On Wed, Apr 4, 2018 at 3:15 PM, Ryan Hurst via dev-security-policy <
[email protected]> wrote:

> Some thoughts:
>
> 1 - Should additional text be included to mandate strong cipher suites (
> http://unmitigatedrisk.com/?p=543) be used; it is not uncommon for me to
> find PKCS#12s with very weak cryptographic algorithms in use. Such guidance
> would be limited by Windows which does not support modern cryptographic
> algorithms for key protection but having some standard would be better than
> none though it would potentially hurt interoperability for those use cases
> if the chosen suites were not uniform.
>
> Do we even need the section on PKCS12? It seems like an edge case to me.

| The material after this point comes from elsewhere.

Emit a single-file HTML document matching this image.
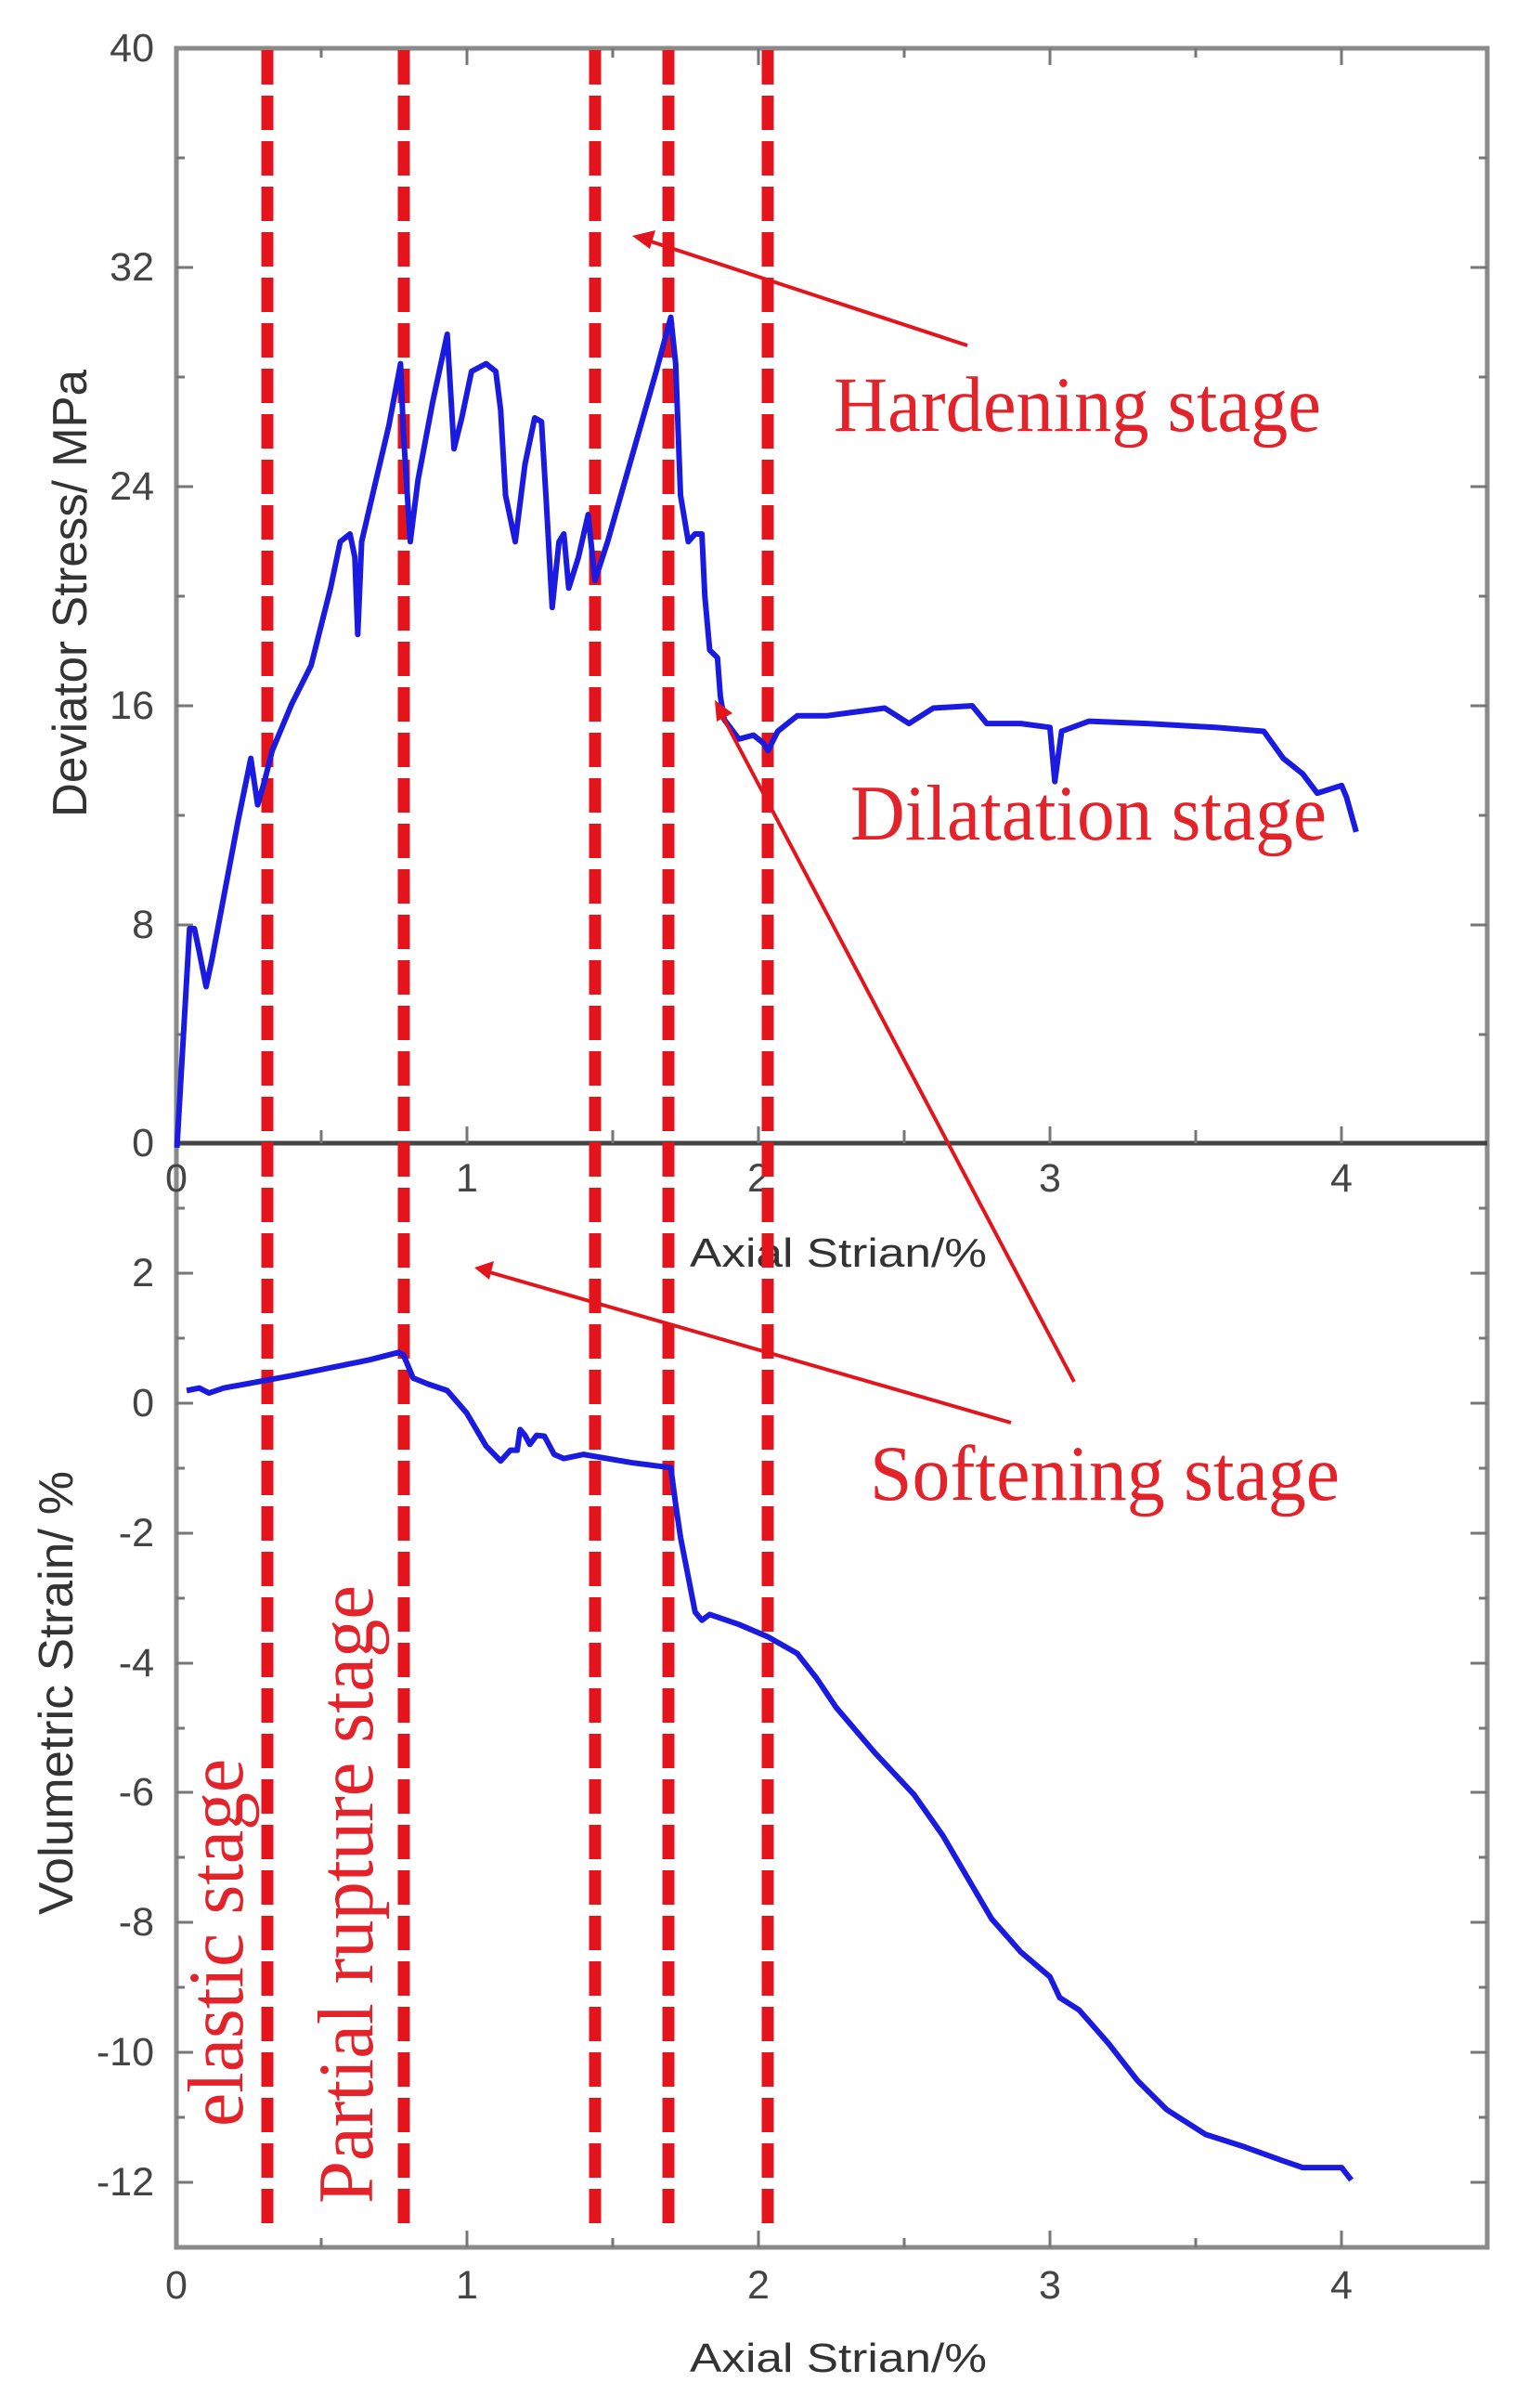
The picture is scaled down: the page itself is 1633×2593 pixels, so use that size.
<!DOCTYPE html>
<html><head><meta charset="utf-8"><style>html,body{margin:0;padding:0;background:#fff}svg{display:block}</style></head>
<body>
<svg width="1633" height="2593" viewBox="0 0 1633 2593" xmlns="http://www.w3.org/2000/svg">
<rect width="1633" height="2593" fill="#fff"/>
<!-- frames -->
<g stroke="#8a8a8a" stroke-width="5" fill="none">
<rect x="190" y="52" width="1412" height="2368"/>
</g>
<line x1="190" y1="1231" x2="1602" y2="1231" stroke="#444" stroke-width="5"/>
<!-- ticks -->
<g stroke="#777" stroke-width="3">
<!-- top plot y ticks major every 8 (236px), minor every 4 -->
<path d="M190 288h18M190 524h18M190 760h18M190 996h18M190 170h9M190 406h9M190 642h9M190 878h9M190 1114h9
M1602 288h-18M1602 524h-18M1602 760h-18M1602 996h-18M1602 170h-9M1602 406h-9M1602 642h-9M1602 878h-9M1602 1114h-9"/>
<!-- bottom plot y ticks -->
<path d="M190 1371h18M190 1511h18M190 1651h18M190 1791h18M190 1930h18M190 2070h18M190 2210h18M190 2350h18
M190 1301h9M190 1441h9M190 1581h9M190 1721h9M190 1861h9M190 2000h9M190 2140h9M190 2280h9
M1602 1371h-18M1602 1511h-18M1602 1651h-18M1602 1791h-18M1602 1930h-18M1602 2070h-18M1602 2210h-18M1602 2350h-18
M1602 1301h-9M1602 1441h-9M1602 1581h-9M1602 1721h-9M1602 1861h-9M1602 2000h-9M1602 2140h-9M1602 2280h-9"/>
<!-- x ticks -->
<path d="M346 1231v-14M503 1231v-18M660 1231v-14M817 1231v-18M974 1231v-14M1131 1231v-18M1288 1231v-14M1445 1231v-18
M346 2420v-10M503 2420v-18M660 2420v-10M817 2420v-18M974 2420v-10M1131 2420v-18M1288 2420v-10M1445 2420v-18
M346 52v10M503 52v18M660 52v10M817 52v18M974 52v10M1131 52v18M1288 52v10M1445 52v18"/>
</g>
<!-- tick labels -->
<g font-family="Liberation Sans, sans-serif" font-size="43" fill="#444" text-anchor="end">
<text x="166" y="66">40</text>
<text x="166" y="302">32</text>
<text x="166" y="538">24</text>
<text x="166" y="774">16</text>
<text x="166" y="1010">8</text>
<text x="166" y="1245">0</text>
<text x="166" y="1385">2</text>
<text x="166" y="1525">0</text>
<text x="166" y="1665">-2</text>
<text x="166" y="1805">-4</text>
<text x="166" y="1944">-6</text>
<text x="166" y="2084">-8</text>
<text x="166" y="2224">-10</text>
<text x="166" y="2364">-12</text>
</g>
<g font-family="Liberation Sans, sans-serif" font-size="43" fill="#444" text-anchor="middle">
<text x="190" y="1283">0</text><text x="503" y="1283">1</text><text x="817" y="1283">2</text><text x="1131" y="1283">3</text><text x="1445" y="1283">4</text>
<text x="190" y="2475">0</text><text x="503" y="2475">1</text><text x="817" y="2475">2</text><text x="1131" y="2475">3</text><text x="1445" y="2475">4</text>
</g>
<g font-family="Liberation Sans, sans-serif" font-size="44" fill="#333">
<text x="743" y="1364" textLength="320" lengthAdjust="spacingAndGlyphs">Axial Strian/%</text>
<text x="743" y="2554" textLength="320" lengthAdjust="spacingAndGlyphs">Axial Strian/%</text>
<text transform="translate(93,880) rotate(-90)" textLength="482" lengthAdjust="spacingAndGlyphs" font-size="52">Deviator Stress/ MPa</text>
<text transform="translate(78,2062) rotate(-90)" textLength="478" lengthAdjust="spacingAndGlyphs" font-size="52">Volumetric Strain/ %</text>
</g>
<!-- red dashed lines -->
<g stroke="#e3141c" stroke-width="13" stroke-dasharray="37 12">
<line x1="288" y1="54" x2="288" y2="2402"/>
<line x1="435" y1="54" x2="435" y2="2402"/>
<line x1="641" y1="54" x2="641" y2="2402"/>
<line x1="720" y1="54" x2="720" y2="2402"/>
<line x1="827" y1="54" x2="827" y2="2402"/>
</g>
<!-- blue curves -->
<g transform="scale(1.0472,0.8333)">
<polyline fill="none" stroke="#1a1ae0" stroke-width="6" vector-effect="non-scaling-stroke" stroke-linejoin="round" points="182,1483 195,1200 200,1200 205,1230 212,1275 218,1240 230,1160 245,1060 258,980 265,1040 272,1010 280,970 300,910 320,860 340,760 350,700 360,690 365,720 368,820 372,700 385,630 400,550 412,470 415,560 422,700 430,620 445,520 460,432 467,580 475,540 485,480 500,470 510,480 515,530 520,640 530,700 540,600 550,540 557,545 562,650 568,785 575,700 580,690 585,760 595,720 605,665 612,750 625,700 650,590 675,480 690,410 695,470 700,640 708,700 715,690 722,690 725,770 730,840 738,850 741,900 745,930 760,955 775,950 785,960 790,970 800,945 820,925 850,925 880,920 910,915 935,935 960,915 1000,912 1015,935 1050,935 1080,940 1085,1010 1092,945 1120,932 1180,935 1250,940 1300,945 1320,980 1340,1000 1355,1025 1380,1015 1385,1030 1395,1075"/>
</g>
<g transform="translate(0,1200) scale(1.0472,0.893)">
<polyline fill="none" stroke="#1a1ae0" stroke-width="6" vector-effect="non-scaling-stroke" stroke-linejoin="round" points="192,333 205,330 215,336 230,330 300,315 380,296 410,287 415,290 425,318 440,325 460,333 480,360 500,400 515,418 525,405 532,405 535,380 540,387 545,398 552,387 560,388 570,410 580,415 600,410 650,420 690,426 695,470 700,510 705,540 710,570 715,600 722,610 730,603 760,615 790,630 820,650 840,680 860,715 900,770 940,820 970,870 1000,930 1020,970 1050,1010 1080,1040 1090,1065 1110,1080 1140,1120 1170,1165 1200,1200 1240,1230 1280,1245 1320,1262 1340,1270 1380,1270 1390,1285"/>
</g>
<!-- arrows -->
<g stroke="#e3141c" stroke-width="4" fill="#e3141c">
<line x1="1042" y1="372" x2="695" y2="258"/>
<polygon points="681,254 706,248 700,268" stroke="none"/>
<line x1="1157" y1="1488" x2="775" y2="765"/>
<polygon points="770,754 789,768 772,777" stroke="none"/>
<line x1="1089" y1="1532" x2="524" y2="1369"/>
<polygon points="511,1365 532,1358 527,1378" stroke="none"/>
</g>
<!-- annotations -->
<g font-family="Liberation Serif, serif" font-size="85" fill="#e3222a">
<text x="898" y="464" textLength="525" lengthAdjust="spacingAndGlyphs">Hardening  stage</text>
<text x="916" y="904" textLength="513" lengthAdjust="spacingAndGlyphs">Dilatation stage</text>
<text x="937" y="1615" textLength="506" lengthAdjust="spacingAndGlyphs">Softening  stage</text>
<text transform="translate(261,2290) rotate(-90)" textLength="396" lengthAdjust="spacingAndGlyphs">elastic  stage</text>
<text transform="translate(401,2373) rotate(-90)" textLength="666" lengthAdjust="spacingAndGlyphs">Partial rupture stage</text>
</g>
</svg>
</body></html>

2 - Should additional text be included to mandate the that CA resellers
> cannot be used as an escape to this requirement; e.g. today A CA may simply
> rely on a third-party to implement this practice to stay in conformance
> with the policy.
>
> I'm of the opinion, as expressed by others in the Trustico thread, that we
should not attempt to set policy for resellers. It would be quite difficult
to enforce, and as you pointed out in that thread, quite difficult to
distinguish a reseller that is also managing the certificate (e.g. a
hosting provider).

3 - Should additional text be included to require that the user provide
> part or all of the secrete used as the "password" on the PKCS#12 file and
> that CA cannot store the user provided value?